I'm Frankie, I play TTRPGs too much. I will be reblogging and/or posting a lot of furry arte and some of that's going to be kink stuff so heads up
AKA Nerts but that's going back a while


Siberys
@Siberys

So for those of you who don't know me from other platforms, my big project over the last ten months has been a complete-overhaul-turned-entirely-standalone-project for a certain cyberpunk fantasy tabletop RPG, done in cooperation with @fwankie and @sans-sarif. And I like to talk (rant) about it a lot. And a thing I discovered back on Twitter, but was really bad about doing because text limits, was that talking about it in abstract was very helpful for me to think through problems and motivation bumps, so, guess what, I'm no longer on a site where I have to think too much about character limits, so, I can talk about it all day!

Anyway, as someone who is coming up on spending a year basically rebuilding the bedrock of a certain impenetrable game into an entirely new beast, I've found myself extremely opinionated on the extreme aversion a lot of tabletop games seem to have to the whole concept of, game design, as a whole. I don't mean purely in terms of rules and crunch as it were; I am an unabashed 3.5 apologist and I've only gotten worse as I've aged; but more, I think that too many games are afraid or unwilling to address the entire concept of a 'gameplay loop' in any explicit terms, and I think that's kind of why we have this extreme gulf between clunky, extremely dense games that are difficult to parse, and lighter things that are more intended as frameworks for just directing roleplay rather than providing any mechanical satisfaction.

One of the central conceits of my entire project has been that there is an explicit and fully-mechanical cycle for representing the players running a gang of heisters and mercenaries, and I think importantly, allowing every single part of that to be a springboard for character interactions and dynamics. Now this kind of thing isn't unique; lots of games have implicit cycles of play, rest mechanics, downtime activities, and the like, but I can count on one hand the ones that actually lay these out in ways that cohesively integrate with each other, rather than feeling like they exist in separate worlds, and that's really what I've been trying to put together here.

And now that I'm doing it, I can't stop seeing it how it could be helpful like, everywhere!
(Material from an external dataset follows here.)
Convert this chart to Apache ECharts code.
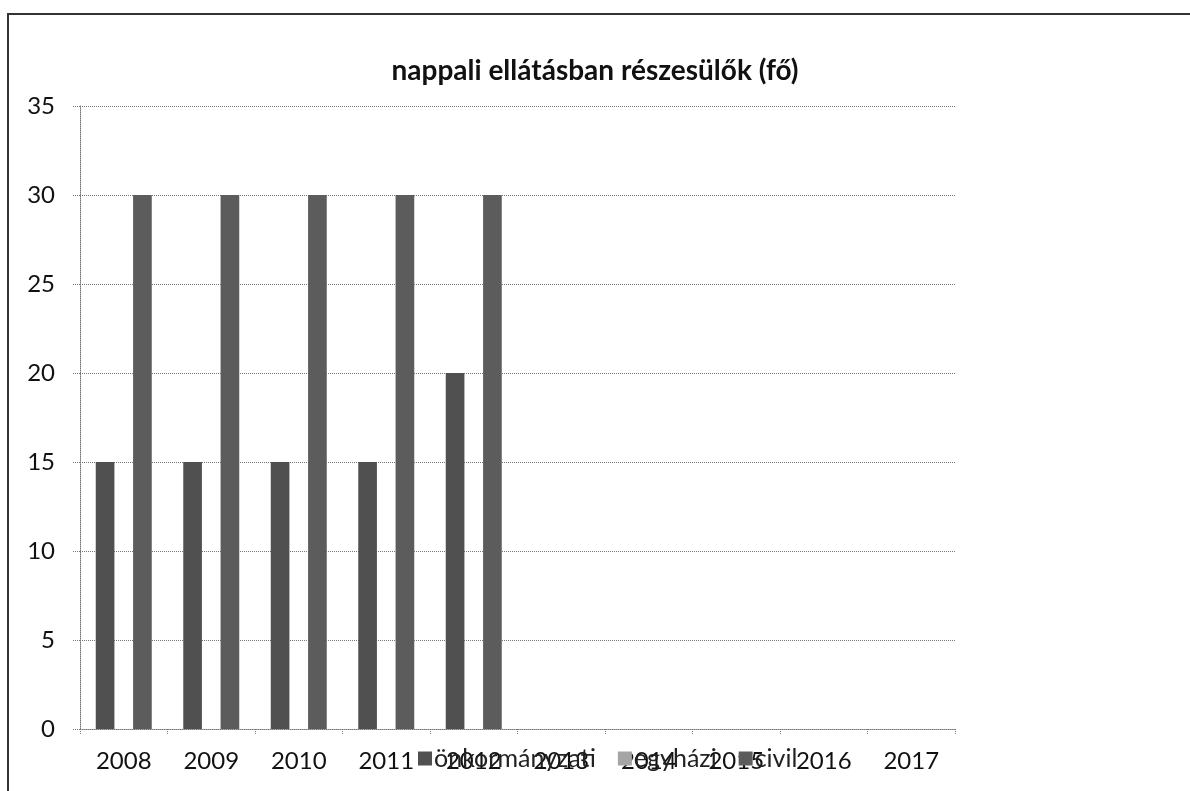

I've played, and ran, so many games where it feels like the lack of structure between organized content feels like lingering on the edge of death, and meanwhile that actually engaging with the mechanical content of downtime and preparation feels actively damaging to the experience, and how simple this all would be to solve if the writers sat down and actually had a discussion about what their intended play experience actually was, especially when dealing with rather specialized topics (like say, dungeon delving, or superheroics, or being a scruffy nerf herder), rather than trying to create play systems that are mainly for that but suggesting that yyyea maybe you can do other things with it too and that absolves us of explaining our intent.

My pithy summary of this rant is that wargaming and board games have a lot of good ideas that have massive amounts of applicability to tabletops when it comes to creating satisfying mechanical experiences, and that laying out, in your own words, something as simple as an explicit, abstract catharsis cycle for how your game manages the buildup from plot hook to final boss would really help avoid all this shenanigans of 'I've given up on encounter balance because Jack Vance says that resource management is fun, but I have to figure out the details without any help whatsoever'.


fwankie
@fwankie

it really is wild how many TTRPGs have a combat system and then a list of suggested downtime activities, and the main interaction between the two is that not doing downtime stuff means you heal faster.

Even when a game does tell you the intended gameplay loop it's usually maybe a paragraph in the GM"s section of the book instead of it being used to tie all the elements of the game together and explained to the players as the ebb and flow of action to more sensitive things and back again.